Jak wygląda codzienność w Domu Ubogich?
Zaczynamy zawsze od śniadania i rozmowy, mimo iż dla wielu osób nie jest to łatwe. Złe doświadczenia życiowe mają duży wpływ na zaufanie, a raczej jego brak, do świata i ludzi, stąd powszechny też brak nawyku rozmowy. Po śniadaniu, przez godzinę, dwie staramy się zrobić coś dobrego dla kogoś. Pracujemy w Domu Ubogich, w parafii, czasem sprzątamy cmentarz, organizujemy warsztaty np. robienia świeczek, które potem sprzedajemy, by komuś pomóc. Chodzi o to, by się ruszyć, spędzić aktywnie czas. Kolejnym punktem dnia jest czas wolny. Niektórzy grają w planszówki, karty, rozwiązują krzyżówki. Teraz mamy Wielki Post, więc oglądamy filmy religijne, by wprowadzić zebranych w rzeczywistość inną niż w pozostałe dni roku. Zajęcia kończymy koło godz. 14 i wtedy ten, kto tego potrzebuje, może wziąć kąpiel czy załatwić kwestie urzędowe. To też czas rozmów indywidualnych.
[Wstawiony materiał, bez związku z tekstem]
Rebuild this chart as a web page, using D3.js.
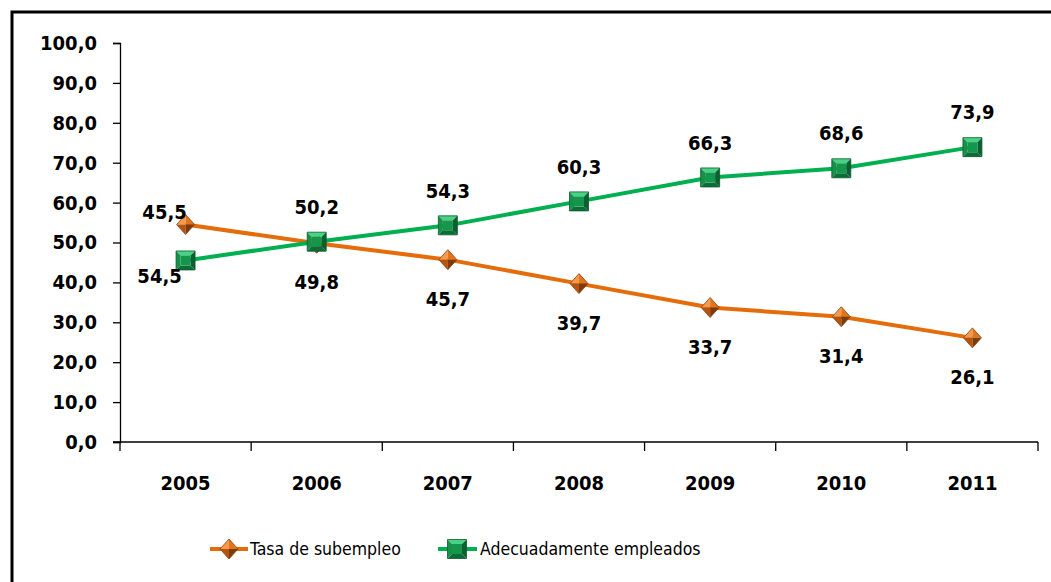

Co jest najtrudniejsze dla osób, z którymi pracujecie? Co trudno im zaakceptować?
Myślę, że największym wyzwaniem jest okazywanie sobie nawzajem szacunku. Osoby bezdomne nie doświadczają go na co dzień, często nie mają go do samych siebie – trudno, by okazywali go innym. Poza tym część osób się zna, np. z noclegowni. Znają swoje nawyki, historie, słabe strony… Staramy się tak pracować, by doświadczali szacunku w relacji z nami. Obserwujemy, jak po słowie „dziękuję” wypowiedzianym za podanie kubka czy ucieszeniem się na czyjś widok zmienia się spojrzenie, wyraz twarzy – możliwy jest kontakt. Szacunek ma moc kruszenia murów i daje poczucie bezpieczeństwa.
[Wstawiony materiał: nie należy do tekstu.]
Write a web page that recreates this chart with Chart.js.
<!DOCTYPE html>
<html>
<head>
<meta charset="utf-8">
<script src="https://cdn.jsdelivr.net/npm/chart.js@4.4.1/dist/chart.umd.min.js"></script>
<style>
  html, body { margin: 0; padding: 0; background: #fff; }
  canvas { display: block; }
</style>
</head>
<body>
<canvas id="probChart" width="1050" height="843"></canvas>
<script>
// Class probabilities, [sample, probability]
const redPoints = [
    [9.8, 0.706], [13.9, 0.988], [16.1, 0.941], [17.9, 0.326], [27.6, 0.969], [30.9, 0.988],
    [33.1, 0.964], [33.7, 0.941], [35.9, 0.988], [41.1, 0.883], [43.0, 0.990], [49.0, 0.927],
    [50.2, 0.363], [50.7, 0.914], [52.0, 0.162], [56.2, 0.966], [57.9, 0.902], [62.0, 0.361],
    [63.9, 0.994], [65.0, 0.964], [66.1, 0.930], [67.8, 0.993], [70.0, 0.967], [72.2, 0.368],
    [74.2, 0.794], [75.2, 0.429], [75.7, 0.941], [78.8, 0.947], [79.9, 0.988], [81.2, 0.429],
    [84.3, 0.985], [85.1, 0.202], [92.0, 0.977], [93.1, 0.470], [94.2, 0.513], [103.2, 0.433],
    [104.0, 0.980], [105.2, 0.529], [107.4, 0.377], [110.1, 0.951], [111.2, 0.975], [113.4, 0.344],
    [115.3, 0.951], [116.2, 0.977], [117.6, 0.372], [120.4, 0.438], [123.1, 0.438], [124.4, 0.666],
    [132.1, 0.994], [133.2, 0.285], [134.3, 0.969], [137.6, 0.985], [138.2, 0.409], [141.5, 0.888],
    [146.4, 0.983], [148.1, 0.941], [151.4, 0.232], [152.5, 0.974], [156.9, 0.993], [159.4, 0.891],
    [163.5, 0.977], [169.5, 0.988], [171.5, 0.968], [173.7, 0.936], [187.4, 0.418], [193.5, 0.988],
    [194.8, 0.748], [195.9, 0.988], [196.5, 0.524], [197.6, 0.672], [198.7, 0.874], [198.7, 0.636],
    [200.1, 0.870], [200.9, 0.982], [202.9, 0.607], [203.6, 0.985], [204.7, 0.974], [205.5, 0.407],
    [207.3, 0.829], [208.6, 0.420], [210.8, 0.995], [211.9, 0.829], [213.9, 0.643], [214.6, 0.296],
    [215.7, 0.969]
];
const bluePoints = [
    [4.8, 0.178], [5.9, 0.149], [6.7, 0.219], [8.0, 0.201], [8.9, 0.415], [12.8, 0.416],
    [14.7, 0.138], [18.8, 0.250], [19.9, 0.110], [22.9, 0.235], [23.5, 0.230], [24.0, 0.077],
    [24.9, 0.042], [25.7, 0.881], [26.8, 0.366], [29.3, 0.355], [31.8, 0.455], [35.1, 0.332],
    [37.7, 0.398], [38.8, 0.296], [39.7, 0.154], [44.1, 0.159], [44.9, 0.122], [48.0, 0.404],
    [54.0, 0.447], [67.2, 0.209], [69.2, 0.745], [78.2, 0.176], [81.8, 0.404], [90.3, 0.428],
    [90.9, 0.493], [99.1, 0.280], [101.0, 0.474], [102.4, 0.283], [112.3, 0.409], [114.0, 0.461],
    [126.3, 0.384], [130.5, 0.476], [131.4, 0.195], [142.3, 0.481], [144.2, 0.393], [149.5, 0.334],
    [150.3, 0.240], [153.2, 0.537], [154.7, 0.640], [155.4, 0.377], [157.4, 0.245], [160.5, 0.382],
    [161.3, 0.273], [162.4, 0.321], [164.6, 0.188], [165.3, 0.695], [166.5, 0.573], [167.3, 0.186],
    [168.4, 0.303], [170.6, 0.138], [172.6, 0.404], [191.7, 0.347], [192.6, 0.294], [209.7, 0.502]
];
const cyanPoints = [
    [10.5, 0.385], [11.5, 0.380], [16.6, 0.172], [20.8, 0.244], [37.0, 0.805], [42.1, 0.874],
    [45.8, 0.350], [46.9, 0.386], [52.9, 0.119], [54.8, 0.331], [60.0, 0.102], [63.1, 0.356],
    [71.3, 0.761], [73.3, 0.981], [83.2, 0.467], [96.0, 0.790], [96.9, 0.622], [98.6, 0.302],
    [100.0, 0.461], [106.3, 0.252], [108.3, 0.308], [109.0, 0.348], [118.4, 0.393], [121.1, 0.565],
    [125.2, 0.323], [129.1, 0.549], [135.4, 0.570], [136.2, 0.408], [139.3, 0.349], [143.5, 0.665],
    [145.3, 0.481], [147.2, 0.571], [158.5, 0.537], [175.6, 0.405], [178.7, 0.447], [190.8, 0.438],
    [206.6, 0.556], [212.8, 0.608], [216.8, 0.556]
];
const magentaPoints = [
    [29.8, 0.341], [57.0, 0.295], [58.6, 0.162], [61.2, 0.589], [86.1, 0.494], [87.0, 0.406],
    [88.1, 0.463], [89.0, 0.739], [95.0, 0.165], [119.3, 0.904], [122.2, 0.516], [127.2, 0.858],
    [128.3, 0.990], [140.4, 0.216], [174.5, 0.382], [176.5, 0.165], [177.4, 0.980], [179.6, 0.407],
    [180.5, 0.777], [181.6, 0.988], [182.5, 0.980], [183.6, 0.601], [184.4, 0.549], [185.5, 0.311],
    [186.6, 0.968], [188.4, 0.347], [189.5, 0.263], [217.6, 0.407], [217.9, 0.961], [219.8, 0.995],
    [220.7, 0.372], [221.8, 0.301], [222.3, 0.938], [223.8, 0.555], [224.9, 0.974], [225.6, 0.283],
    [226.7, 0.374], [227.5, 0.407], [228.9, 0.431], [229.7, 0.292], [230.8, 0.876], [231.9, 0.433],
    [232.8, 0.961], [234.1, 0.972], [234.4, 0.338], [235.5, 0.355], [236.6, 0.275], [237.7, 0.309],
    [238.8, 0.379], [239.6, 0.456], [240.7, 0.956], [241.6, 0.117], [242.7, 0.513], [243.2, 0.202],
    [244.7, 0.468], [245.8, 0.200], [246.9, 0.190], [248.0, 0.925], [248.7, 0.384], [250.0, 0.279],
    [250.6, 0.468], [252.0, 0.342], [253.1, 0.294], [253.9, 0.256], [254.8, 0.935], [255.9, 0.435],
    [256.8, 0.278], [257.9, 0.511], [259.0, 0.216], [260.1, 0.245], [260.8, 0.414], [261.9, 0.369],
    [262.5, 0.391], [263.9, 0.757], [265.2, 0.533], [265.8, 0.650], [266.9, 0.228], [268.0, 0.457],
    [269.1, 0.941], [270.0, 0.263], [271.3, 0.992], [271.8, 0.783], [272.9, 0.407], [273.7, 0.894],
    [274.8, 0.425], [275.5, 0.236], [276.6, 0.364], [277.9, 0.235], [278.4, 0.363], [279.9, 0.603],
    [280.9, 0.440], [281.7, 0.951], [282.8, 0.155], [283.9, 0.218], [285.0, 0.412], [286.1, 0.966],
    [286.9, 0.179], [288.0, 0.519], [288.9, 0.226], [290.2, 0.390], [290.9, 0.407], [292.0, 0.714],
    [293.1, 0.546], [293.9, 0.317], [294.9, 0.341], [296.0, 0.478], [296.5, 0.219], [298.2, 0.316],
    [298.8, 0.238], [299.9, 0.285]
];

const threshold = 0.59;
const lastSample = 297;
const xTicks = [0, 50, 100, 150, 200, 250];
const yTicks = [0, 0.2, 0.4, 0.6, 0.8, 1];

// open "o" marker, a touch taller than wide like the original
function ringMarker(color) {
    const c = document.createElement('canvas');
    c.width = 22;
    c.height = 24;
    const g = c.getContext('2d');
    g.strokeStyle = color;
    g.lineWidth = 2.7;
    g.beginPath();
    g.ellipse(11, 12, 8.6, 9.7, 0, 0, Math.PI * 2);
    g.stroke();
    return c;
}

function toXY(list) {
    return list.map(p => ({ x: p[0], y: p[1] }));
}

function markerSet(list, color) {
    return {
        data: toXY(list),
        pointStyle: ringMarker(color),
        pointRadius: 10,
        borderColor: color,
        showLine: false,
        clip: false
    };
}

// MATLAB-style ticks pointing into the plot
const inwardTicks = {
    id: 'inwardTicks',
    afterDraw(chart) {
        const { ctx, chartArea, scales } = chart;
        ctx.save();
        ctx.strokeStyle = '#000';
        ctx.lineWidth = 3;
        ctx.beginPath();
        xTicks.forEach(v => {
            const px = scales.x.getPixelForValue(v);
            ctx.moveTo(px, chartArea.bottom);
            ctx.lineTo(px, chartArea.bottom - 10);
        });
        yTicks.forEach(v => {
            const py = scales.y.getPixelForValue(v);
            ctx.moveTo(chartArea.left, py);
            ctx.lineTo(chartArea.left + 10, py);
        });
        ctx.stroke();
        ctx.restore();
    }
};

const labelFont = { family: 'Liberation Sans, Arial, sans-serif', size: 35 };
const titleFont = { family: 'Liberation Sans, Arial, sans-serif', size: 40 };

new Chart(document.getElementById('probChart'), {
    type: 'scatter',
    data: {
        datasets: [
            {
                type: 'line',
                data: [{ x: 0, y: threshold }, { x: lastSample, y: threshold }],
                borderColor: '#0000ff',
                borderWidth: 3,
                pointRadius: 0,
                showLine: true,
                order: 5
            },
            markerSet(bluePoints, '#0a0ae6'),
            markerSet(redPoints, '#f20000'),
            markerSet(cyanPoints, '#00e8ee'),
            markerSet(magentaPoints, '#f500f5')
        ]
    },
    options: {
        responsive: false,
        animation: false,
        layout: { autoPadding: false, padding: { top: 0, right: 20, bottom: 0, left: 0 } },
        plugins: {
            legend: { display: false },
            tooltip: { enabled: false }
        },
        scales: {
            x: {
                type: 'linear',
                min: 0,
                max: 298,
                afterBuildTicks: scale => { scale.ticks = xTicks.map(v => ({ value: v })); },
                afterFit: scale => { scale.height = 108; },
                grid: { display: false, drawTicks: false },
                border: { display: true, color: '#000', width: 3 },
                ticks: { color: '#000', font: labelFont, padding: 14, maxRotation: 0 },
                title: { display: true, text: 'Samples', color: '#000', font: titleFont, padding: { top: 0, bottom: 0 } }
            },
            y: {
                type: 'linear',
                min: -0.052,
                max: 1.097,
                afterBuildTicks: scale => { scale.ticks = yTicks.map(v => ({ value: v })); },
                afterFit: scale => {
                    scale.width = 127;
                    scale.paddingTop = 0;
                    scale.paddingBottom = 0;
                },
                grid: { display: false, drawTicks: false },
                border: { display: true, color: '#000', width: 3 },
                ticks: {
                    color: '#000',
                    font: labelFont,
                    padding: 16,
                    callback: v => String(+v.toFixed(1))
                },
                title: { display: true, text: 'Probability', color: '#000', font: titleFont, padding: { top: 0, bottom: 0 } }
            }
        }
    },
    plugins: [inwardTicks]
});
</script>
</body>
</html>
A jak ta pomoc osobom bezdomnym wygląda w niedzielę?
W każdą niedzielę o 12 jest Eucharystia dla osób Ubogich i tych, co się źle mają. Po niej obiad. Przychodzi od 40 do 60 osób – i tak od początku działalności Domu Ubogich. Mamy dobrze rozwiniętą sieć wolontariuszy. Osoby chętne zapisują się na konkretny dzień. Jedni do gotowania, inni do posługiwania. Zaangażowanych jest zazwyczaj 12 osób. Od początku mamy też otwarte drzwi we wszystkie dni Bożego Narodzenia, no i w Wielkanoc, zazwyczaj w pierwsze święto.
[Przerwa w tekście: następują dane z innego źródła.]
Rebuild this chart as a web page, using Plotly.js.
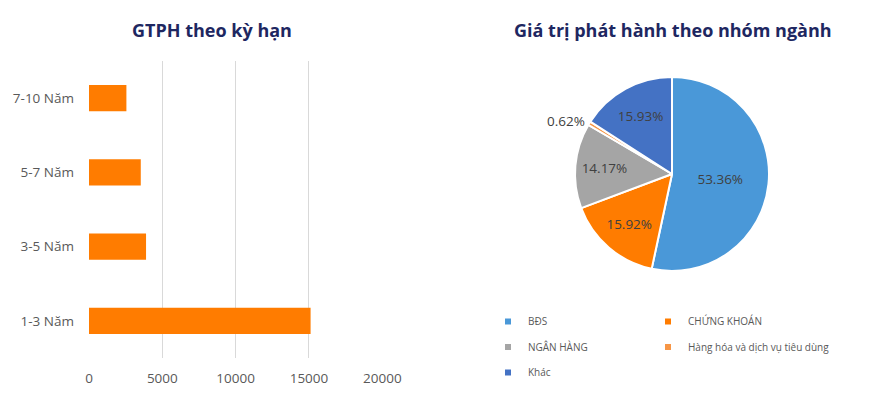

Za nami ciężkie czasy pandemii, które odcisnęły swoje piętno na wielu płaszczyznach. Jak ten czas wyglądał z perspektywy Domu Ubogich?
Z początku wydawaliśmy obiady, pomagaliśmy na odległość, ale szybko zrozumieliśmy, że to żadna pomoc. Te osoby naprawdę w tym czasie nie miały się gdzie podziać. Wszystko było pozamykane. Przenieśliśmy się więc do krypty kościoła, gdzie jest dużo więcej miejsca. Tam przy zachowaniu wytycznych sanitarnych dalej organizowaliśmy spotkania. Co ciekawe, nikt w tamtym okresie się od nikogo nie zaraził. Covid w cudowny sposób do nas nie docierał albo nie mieliśmy po prostu objawów. Największym jednak przeżyciem dla nas była pierwsza wigilia w pandemii. Mogło być na niej 5 osób, a u nas było 70, pomimo braku zapowiedzi. Zorganizowaliśmy ją w ogrodzie, przy ognisku, na świeżym powietrzu.
Na podstawie jakich środków działa Dom Ubogich? Czego wam potrzeba? Jak można wesprzeć waszą działalność w tym miejscu?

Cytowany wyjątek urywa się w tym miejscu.